L’instance lance ainsi un « appel » à la mobilisation et exhorte les députés et conseillers à « écouter la voix de la sagesse et respecter les fondements constitutionnels, juridiques et éthiques de l’autorégulation de la profession afin d’abandonner cet inquiétant projet dans l’intérêt du pays, et conformément aux aspirations du Royaume en matière de droits de l’Homme pour lesquelles les pères fondateurs se sont sacrifiés ».

Pour sa part, Reporters sans frontières (RSF) a réagi en dénonçant, vendredi, la « volonté manifeste » des autorités marocaine de « renforcer leur contrôle sur le secteur des médias ». Dans un communiqué,  RSF souligne que le projet de loi, déposé par le gouvernement d’Aziz Akhannouch « prévoit désormais de transférer les prérogatives du conseil vers un comité temporaire dans lequel les dirigeants du conseil sont maintenus, à l’exception toutefois des représentants de la FMEJ et de l’Union marocaine du journalisme (UMT) ».

« Il se trouve que ces deux organisations étaient les seuls membres à demander la réélection des représentants du Conseil, alors que les autres y étaient opposés », souligne-t-on. Cette décision, inexpliquée est le « signe d’une volonté manifeste de l’exécutif de contrôler les médias et de mettre fin à l’autorégulation du secteur » et un « retour en arrière qui remet en cause la finalité même de ce Conseil de la presse à savoir “une auto-organisation” ».

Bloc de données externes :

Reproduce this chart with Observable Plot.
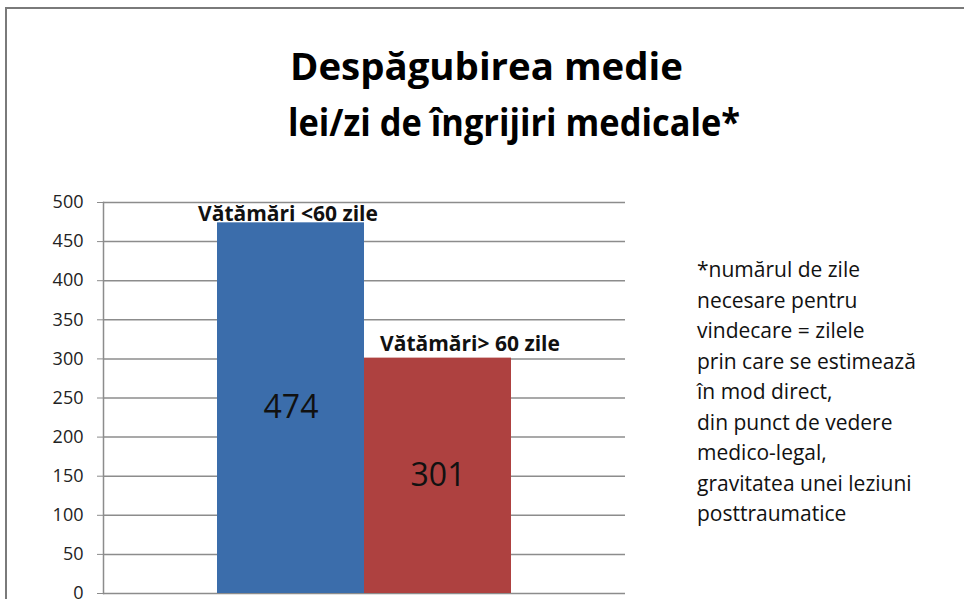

« Le remplacement du Conseil national de la presse, sans passer par une élection comme le prévoit la loi, est un acte de plus commis contre la liberté de la presse au Maroc. La remise en cause de l’existence de ce conseil, qui survient dans un contexte répressif, illustré par l’emprisonnement injuste et injustifié des journalistes Omar Radi, Soulaiman Raissouni et Taoufik Bouachrine, est inquiétante à plus d’un titre », a déclaré Khaled Drareni, représentant de RSF en Afrique du Nord. « Elle traduit de toute évidence une volonté des autorités d’assurer un contrôle total de la presse. Il n’y a pourtant rien à gagner à étouffer les dernières voix libres et critiques du pays. Les autorités se doivent de respecter la constitution marocaine et l’autonomie du Conseil de la presse », a-t-il ajouté.